§ Data
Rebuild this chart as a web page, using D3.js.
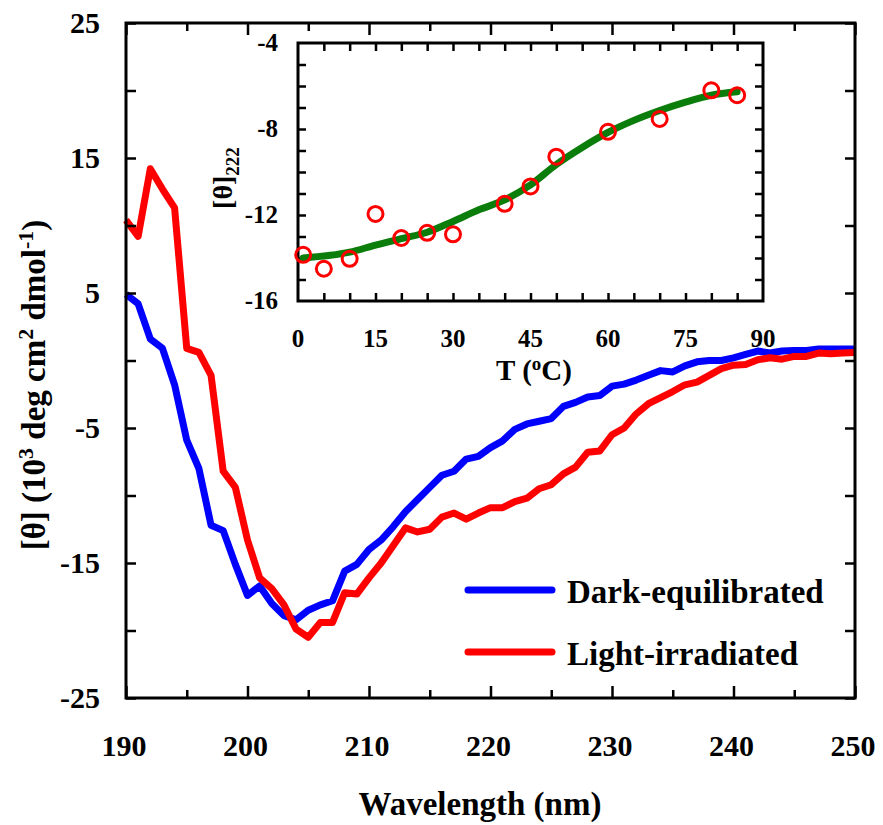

==

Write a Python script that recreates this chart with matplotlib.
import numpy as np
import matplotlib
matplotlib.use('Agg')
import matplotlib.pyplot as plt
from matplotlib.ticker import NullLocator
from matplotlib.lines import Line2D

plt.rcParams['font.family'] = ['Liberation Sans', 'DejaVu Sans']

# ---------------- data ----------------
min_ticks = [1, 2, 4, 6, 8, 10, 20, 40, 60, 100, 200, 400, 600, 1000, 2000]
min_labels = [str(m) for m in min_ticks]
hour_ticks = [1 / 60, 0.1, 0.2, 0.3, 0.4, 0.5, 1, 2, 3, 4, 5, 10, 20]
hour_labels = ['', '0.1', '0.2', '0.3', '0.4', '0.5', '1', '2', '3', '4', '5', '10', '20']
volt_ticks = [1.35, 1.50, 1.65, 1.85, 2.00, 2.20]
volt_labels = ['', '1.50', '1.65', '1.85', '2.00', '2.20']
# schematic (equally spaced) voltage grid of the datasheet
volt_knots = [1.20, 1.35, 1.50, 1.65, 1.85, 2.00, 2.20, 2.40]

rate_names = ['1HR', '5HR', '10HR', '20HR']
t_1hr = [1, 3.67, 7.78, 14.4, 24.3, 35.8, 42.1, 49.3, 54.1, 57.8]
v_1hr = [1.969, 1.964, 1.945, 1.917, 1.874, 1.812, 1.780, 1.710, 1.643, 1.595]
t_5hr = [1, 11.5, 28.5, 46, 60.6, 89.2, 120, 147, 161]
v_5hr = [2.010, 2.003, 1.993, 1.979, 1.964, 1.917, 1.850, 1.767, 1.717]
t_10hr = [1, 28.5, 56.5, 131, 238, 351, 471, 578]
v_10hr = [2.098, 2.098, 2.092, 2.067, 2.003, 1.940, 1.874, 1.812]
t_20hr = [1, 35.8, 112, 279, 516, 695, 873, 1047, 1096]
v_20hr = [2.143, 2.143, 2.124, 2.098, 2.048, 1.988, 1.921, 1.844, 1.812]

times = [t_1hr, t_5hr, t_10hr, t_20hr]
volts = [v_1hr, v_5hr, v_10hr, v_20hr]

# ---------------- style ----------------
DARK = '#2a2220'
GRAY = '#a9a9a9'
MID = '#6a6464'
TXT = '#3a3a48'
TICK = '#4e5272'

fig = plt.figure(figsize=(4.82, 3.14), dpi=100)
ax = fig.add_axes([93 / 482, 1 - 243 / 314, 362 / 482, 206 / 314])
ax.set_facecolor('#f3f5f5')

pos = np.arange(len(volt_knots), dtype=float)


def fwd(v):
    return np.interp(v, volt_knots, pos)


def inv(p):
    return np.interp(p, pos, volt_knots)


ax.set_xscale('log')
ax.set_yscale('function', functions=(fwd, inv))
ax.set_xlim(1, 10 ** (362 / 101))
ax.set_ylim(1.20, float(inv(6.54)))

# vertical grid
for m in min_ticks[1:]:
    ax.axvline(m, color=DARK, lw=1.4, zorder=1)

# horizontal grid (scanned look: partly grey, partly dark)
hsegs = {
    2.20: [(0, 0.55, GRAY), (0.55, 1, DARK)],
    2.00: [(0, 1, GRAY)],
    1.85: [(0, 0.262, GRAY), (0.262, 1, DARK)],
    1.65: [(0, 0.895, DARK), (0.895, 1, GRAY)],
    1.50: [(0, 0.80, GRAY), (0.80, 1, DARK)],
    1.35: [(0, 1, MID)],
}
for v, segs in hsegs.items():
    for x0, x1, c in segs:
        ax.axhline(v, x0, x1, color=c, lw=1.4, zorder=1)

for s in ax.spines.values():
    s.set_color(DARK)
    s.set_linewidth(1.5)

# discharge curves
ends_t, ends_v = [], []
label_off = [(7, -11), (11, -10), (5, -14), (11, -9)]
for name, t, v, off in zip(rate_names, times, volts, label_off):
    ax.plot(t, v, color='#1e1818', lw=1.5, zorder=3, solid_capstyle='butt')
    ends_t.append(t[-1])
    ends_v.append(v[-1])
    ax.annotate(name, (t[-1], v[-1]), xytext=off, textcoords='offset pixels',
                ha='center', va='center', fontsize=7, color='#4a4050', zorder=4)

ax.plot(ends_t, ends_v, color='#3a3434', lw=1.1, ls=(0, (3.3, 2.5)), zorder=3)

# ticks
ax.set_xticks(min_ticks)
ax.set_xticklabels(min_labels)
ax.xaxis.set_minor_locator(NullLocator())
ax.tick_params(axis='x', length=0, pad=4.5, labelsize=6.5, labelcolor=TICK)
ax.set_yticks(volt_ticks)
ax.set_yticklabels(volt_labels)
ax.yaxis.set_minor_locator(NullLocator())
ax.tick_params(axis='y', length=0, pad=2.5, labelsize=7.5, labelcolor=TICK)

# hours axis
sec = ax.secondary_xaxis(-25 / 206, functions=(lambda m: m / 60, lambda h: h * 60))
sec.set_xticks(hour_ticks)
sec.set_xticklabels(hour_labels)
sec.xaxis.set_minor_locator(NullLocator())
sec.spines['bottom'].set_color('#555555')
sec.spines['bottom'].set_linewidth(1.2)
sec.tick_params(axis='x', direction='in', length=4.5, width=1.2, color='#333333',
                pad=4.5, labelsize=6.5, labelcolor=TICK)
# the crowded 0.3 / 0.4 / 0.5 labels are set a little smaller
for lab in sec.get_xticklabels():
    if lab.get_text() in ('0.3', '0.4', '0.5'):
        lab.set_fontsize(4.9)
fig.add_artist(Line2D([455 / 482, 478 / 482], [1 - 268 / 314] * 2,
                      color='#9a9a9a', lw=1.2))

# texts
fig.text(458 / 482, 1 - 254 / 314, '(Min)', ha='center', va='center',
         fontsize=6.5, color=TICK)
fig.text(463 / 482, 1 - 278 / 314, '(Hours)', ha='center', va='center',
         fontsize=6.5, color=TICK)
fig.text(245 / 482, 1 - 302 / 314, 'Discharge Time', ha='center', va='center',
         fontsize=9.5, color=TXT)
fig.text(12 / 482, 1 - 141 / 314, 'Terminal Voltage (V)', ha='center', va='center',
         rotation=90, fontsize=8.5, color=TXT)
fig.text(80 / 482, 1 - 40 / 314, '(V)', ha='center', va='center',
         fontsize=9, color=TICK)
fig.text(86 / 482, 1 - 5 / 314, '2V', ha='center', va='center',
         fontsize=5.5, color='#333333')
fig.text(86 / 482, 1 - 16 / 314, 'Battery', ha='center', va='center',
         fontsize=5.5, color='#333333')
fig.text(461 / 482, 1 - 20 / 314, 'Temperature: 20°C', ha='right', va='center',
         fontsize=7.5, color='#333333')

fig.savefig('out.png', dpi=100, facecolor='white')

§ Task details
Print exactly the lines from the one containing "Write a Python" to the one containing "volt_knots = [1.20, 1.35, 1.50, 1.65, 1.85, 2.00, 2.20, 2.40]", both included, and nothing else.

§ Response to this exercise
Write a Python script that recreates this chart with matplotlib.
import numpy as np
import matplotlib
matplotlib.use('Agg')
import matplotlib.pyplot as plt
from matplotlib.ticker import NullLocator
from matplotlib.lines import Line2D

plt.rcParams['font.family'] = ['Liberation Sans', 'DejaVu Sans']

# ---------------- data ----------------
min_ticks = [1, 2, 4, 6, 8, 10, 20, 40, 60, 100, 200, 400, 600, 1000, 2000]
min_labels = [str(m) for m in min_ticks]
hour_ticks = [1 / 60, 0.1, 0.2, 0.3, 0.4, 0.5, 1, 2, 3, 4, 5, 10, 20]
hour_labels = ['', '0.1', '0.2', '0.3', '0.4', '0.5', '1', '2', '3', '4', '5', '10', '20']
volt_ticks = [1.35, 1.50, 1.65, 1.85, 2.00, 2.20]
volt_labels = ['', '1.50', '1.65', '1.85', '2.00', '2.20']
# schematic (equally spaced) voltage grid of the datasheet
volt_knots = [1.20, 1.35, 1.50, 1.65, 1.85, 2.00, 2.20, 2.40]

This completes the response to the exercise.